An important point is that as CFD codes are all about predictions, one cannot be sure of their results no matter how many validation tests by any code are made. This is because models and codes are tested and validated under a certain set of conditions of constant, parameters and boundary conditions which are often different from the conditions under which the intended problem simulation or prediction is required. This is true no matter you have the best available software in the market (e.g. ANSYS, OPENFOAM , FLOW3D, COMSOL Multiphysics, ABAQUS, …etc.) as any single code still represents one point of view as far as mathematical treatment of the problem at hand.

Therefore, using only one code to investigate a certain phenomenon might not be the best approach as there is no assurance that this single code will produce reliable results. Overcoming this issue is through use of a different model or even using several models in parallel to tackle a new problem. This will allow comparisons of the simulation results and if all the codes’ results are within a narrow and accepted range then the results would have more confidence than when using only one code.

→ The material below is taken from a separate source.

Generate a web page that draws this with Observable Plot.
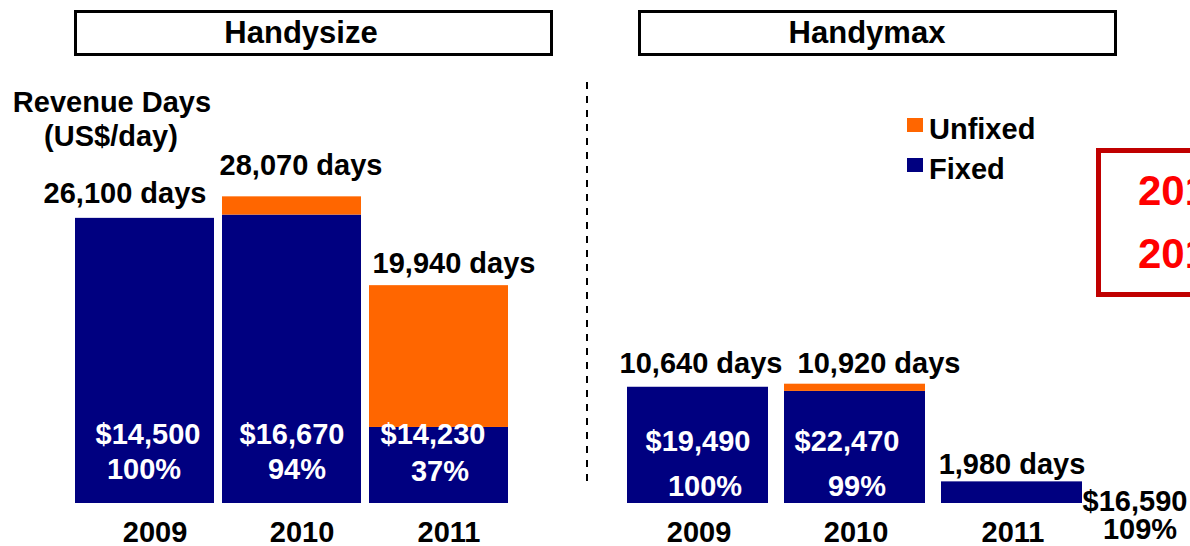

In summary, two added advantages could be provided to ANSYS which are (1) simulating accurately wall-bounded corner flows in ducts or at body-wing corners and (2) providing an-isotropic turbulent viscosity in open channels. Of course there are many other distinct modelling details that were not discussed to keep this message as short and brief as possible. CFD development big companies should always be interested in different technologies and look for new codes or software tools that give different functionality to open up new opportunities as an Engineering Consultancy or clients.